* _PROVIDED DATA_:
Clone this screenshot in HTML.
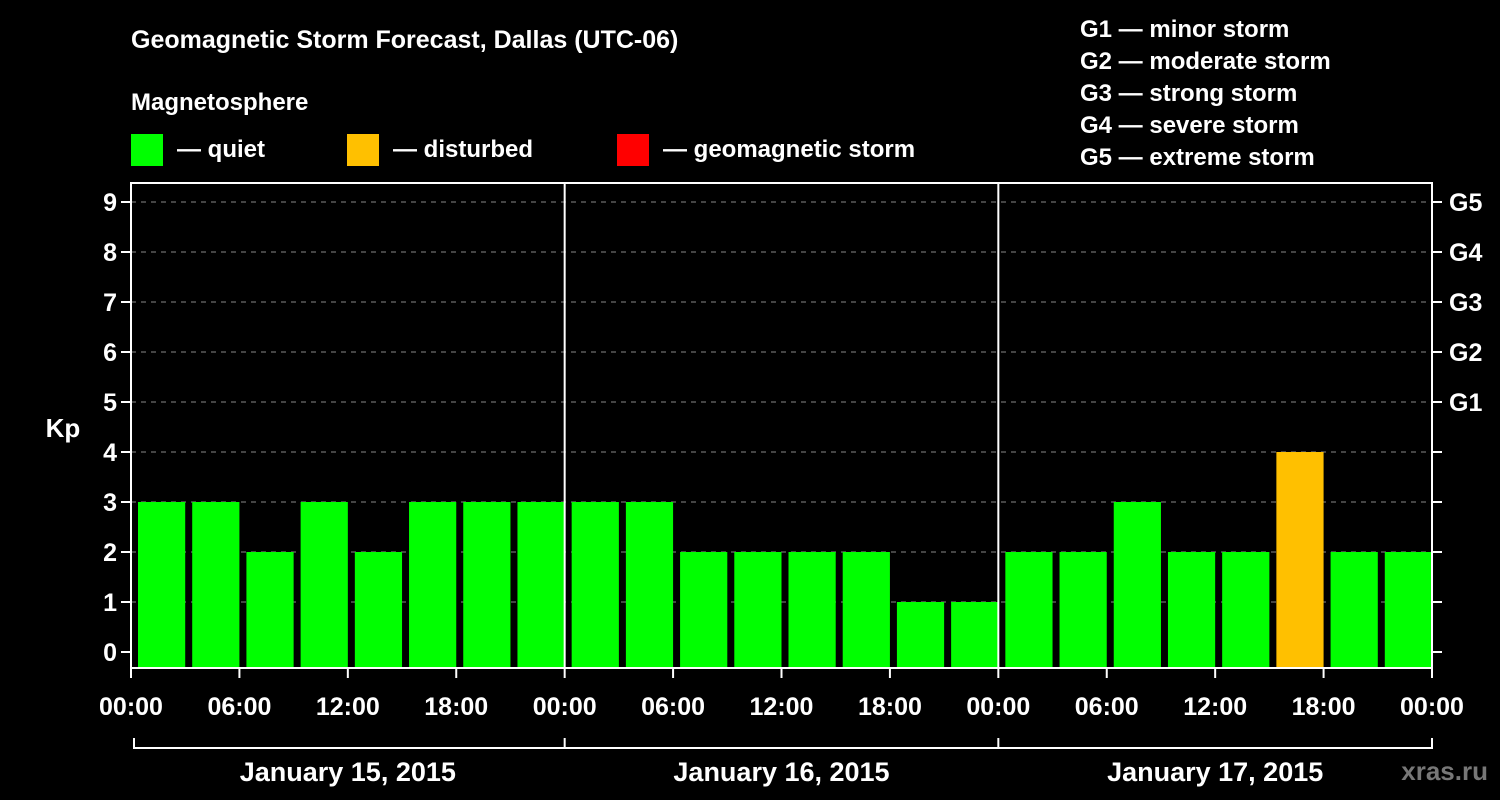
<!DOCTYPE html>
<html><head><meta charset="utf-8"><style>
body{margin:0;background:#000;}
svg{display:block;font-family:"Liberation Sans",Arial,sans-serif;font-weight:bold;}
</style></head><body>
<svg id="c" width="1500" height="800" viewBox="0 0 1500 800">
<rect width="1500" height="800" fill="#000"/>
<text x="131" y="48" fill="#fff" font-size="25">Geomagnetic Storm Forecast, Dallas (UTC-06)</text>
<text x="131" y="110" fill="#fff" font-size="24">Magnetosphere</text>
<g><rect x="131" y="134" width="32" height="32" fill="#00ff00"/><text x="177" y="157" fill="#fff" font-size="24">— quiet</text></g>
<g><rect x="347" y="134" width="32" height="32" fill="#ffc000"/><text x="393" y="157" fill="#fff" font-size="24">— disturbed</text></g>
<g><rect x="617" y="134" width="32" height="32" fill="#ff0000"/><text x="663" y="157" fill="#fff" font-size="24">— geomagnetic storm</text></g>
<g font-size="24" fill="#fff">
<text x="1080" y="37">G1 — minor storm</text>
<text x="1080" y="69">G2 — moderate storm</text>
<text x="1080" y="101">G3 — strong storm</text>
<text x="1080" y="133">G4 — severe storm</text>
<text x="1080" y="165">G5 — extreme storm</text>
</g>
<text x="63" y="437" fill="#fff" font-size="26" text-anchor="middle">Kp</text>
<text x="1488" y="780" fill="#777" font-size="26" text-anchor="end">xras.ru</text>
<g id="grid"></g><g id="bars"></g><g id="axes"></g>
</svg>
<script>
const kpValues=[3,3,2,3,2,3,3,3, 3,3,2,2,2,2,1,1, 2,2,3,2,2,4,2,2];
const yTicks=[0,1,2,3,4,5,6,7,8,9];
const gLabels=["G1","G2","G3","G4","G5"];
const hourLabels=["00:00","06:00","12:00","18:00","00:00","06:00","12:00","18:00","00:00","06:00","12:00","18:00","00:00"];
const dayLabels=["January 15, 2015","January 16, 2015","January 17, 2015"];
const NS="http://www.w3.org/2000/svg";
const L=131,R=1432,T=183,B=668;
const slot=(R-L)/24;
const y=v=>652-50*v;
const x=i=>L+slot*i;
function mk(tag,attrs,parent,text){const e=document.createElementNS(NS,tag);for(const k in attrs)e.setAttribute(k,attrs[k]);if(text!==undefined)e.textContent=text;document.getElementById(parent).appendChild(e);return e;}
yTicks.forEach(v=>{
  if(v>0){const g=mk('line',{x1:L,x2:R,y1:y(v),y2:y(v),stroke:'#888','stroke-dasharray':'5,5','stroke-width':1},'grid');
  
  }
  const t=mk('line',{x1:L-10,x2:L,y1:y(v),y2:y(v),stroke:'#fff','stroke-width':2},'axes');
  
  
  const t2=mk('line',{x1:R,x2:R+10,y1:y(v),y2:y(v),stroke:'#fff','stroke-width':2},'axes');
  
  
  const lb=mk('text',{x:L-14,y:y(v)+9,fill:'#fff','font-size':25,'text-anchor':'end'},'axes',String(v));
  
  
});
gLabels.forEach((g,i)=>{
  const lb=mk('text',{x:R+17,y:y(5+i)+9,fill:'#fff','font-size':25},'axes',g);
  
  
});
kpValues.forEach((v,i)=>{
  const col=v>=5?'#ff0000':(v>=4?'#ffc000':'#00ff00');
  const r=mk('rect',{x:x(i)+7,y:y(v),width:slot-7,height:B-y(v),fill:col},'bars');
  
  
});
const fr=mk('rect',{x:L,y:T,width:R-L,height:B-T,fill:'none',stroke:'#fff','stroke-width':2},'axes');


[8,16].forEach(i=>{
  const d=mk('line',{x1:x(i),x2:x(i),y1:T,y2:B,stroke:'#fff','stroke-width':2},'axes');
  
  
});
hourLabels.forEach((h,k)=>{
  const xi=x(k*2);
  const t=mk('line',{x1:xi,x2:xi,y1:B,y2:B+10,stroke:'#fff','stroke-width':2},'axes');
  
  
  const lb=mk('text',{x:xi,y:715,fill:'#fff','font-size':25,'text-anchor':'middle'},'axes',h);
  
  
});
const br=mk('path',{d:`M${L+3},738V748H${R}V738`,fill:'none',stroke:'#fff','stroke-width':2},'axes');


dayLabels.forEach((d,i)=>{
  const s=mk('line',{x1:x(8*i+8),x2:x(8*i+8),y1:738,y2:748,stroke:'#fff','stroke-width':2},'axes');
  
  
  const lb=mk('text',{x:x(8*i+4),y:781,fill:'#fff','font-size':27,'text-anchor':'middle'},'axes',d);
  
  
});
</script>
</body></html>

* _PROBLEM_:
Do not copy the pictures, but repeat every line exactly.

* _FINAL RESULT_:
Clone this screenshot in HTML.
<!DOCTYPE html>
<html><head><meta charset="utf-8"><style>
body{margin:0;background:#000;}
svg{display:block;font-family:"Liberation Sans",Arial,sans-serif;font-weight:bold;}
</style></head><body>
<svg id="c" width="1500" height="800" viewBox="0 0 1500 800">
<rect width="1500" height="800" fill="#000"/>
<text x="131" y="48" fill="#fff" font-size="25">Geomagnetic Storm Forecast, Dallas (UTC-06)</text>
<text x="131" y="110" fill="#fff" font-size="24">Magnetosphere</text>
<g><rect x="131" y="134" width="32" height="32" fill="#00ff00"/><text x="177" y="157" fill="#fff" font-size="24">— quiet</text></g>
<g><rect x="347" y="134" width="32" height="32" fill="#ffc000"/><text x="393" y="157" fill="#fff" font-size="24">— disturbed</text></g>
<g><rect x="617" y="134" width="32" height="32" fill="#ff0000"/><text x="663" y="157" fill="#fff" font-size="24">— geomagnetic storm</text></g>
<g font-size="24" fill="#fff">
<text x="1080" y="37">G1 — minor storm</text>
<text x="1080" y="69">G2 — moderate storm</text>
<text x="1080" y="101">G3 — strong storm</text>
<text x="1080" y="133">G4 — severe storm</text>
<text x="1080" y="165">G5 — extreme storm</text>
</g>
<text x="63" y="437" fill="#fff" font-size="26" text-anchor="middle">Kp</text>
<text x="1488" y="780" fill="#777" font-size="26" text-anchor="end">xras.ru</text>
<g id="grid"></g><g id="bars"></g><g id="axes"></g>
</svg>
<script>
const kpValues=[3,3,2,3,2,3,3,3, 3,3,2,2,2,2,1,1, 2,2,3,2,2,4,2,2];
const yTicks=[0,1,2,3,4,5,6,7,8,9];
const gLabels=["G1","G2","G3","G4","G5"];
const hourLabels=["00:00","06:00","12:00","18:00","00:00","06:00","12:00","18:00","00:00","06:00","12:00","18:00","00:00"];
const dayLabels=["January 15, 2015","January 16, 2015","January 17, 2015"];
const NS="http://www.w3.org/2000/svg";
const L=131,R=1432,T=183,B=668;
const slot=(R-L)/24;
const y=v=>652-50*v;
const x=i=>L+slot*i;
function mk(tag,attrs,parent,text){const e=document.createElementNS(NS,tag);for(const k in attrs)e.setAttribute(k,attrs[k]);if(text!==undefined)e.textContent=text;document.getElementById(parent).appendChild(e);return e;}
yTicks.forEach(v=>{
  if(v>0){const g=mk('line',{x1:L,x2:R,y1:y(v),y2:y(v),stroke:'#888','stroke-dasharray':'5,5','stroke-width':1},'grid');
  
  }
  const t=mk('line',{x1:L-10,x2:L,y1:y(v),y2:y(v),stroke:'#fff','stroke-width':2},'axes');
  
  
  const t2=mk('line',{x1:R,x2:R+10,y1:y(v),y2:y(v),stroke:'#fff','stroke-width':2},'axes');
  
  
  const lb=mk('text',{x:L-14,y:y(v)+9,fill:'#fff','font-size':25,'text-anchor':'end'},'axes',String(v));
  
  
});
gLabels.forEach((g,i)=>{
  const lb=mk('text',{x:R+17,y:y(5+i)+9,fill:'#fff','font-size':25},'axes',g);
  
  
});
kpValues.forEach((v,i)=>{
  const col=v>=5?'#ff0000':(v>=4?'#ffc000':'#00ff00');
  const r=mk('rect',{x:x(i)+7,y:y(v),width:slot-7,height:B-y(v),fill:col},'bars');
  
  
});
const fr=mk('rect',{x:L,y:T,width:R-L,height:B-T,fill:'none',stroke:'#fff','stroke-width':2},'axes');


[8,16].forEach(i=>{
  const d=mk('line',{x1:x(i),x2:x(i),y1:T,y2:B,stroke:'#fff','stroke-width':2},'axes');
  
  
});
hourLabels.forEach((h,k)=>{
  const xi=x(k*2);
  const t=mk('line',{x1:xi,x2:xi,y1:B,y2:B+10,stroke:'#fff','stroke-width':2},'axes');
  
  
  const lb=mk('text',{x:xi,y:715,fill:'#fff','font-size':25,'text-anchor':'middle'},'axes',h);
  
  
});
const br=mk('path',{d:`M${L+3},738V748H${R}V738`,fill:'none',stroke:'#fff','stroke-width':2},'axes');


dayLabels.forEach((d,i)=>{
  const s=mk('line',{x1:x(8*i+8),x2:x(8*i+8),y1:738,y2:748,stroke:'#fff','stroke-width':2},'axes');
  
  
  const lb=mk('text',{x:x(8*i+4),y:781,fill:'#fff','font-size':27,'text-anchor':'middle'},'axes',d);
  
  
});
</script>
</body></html>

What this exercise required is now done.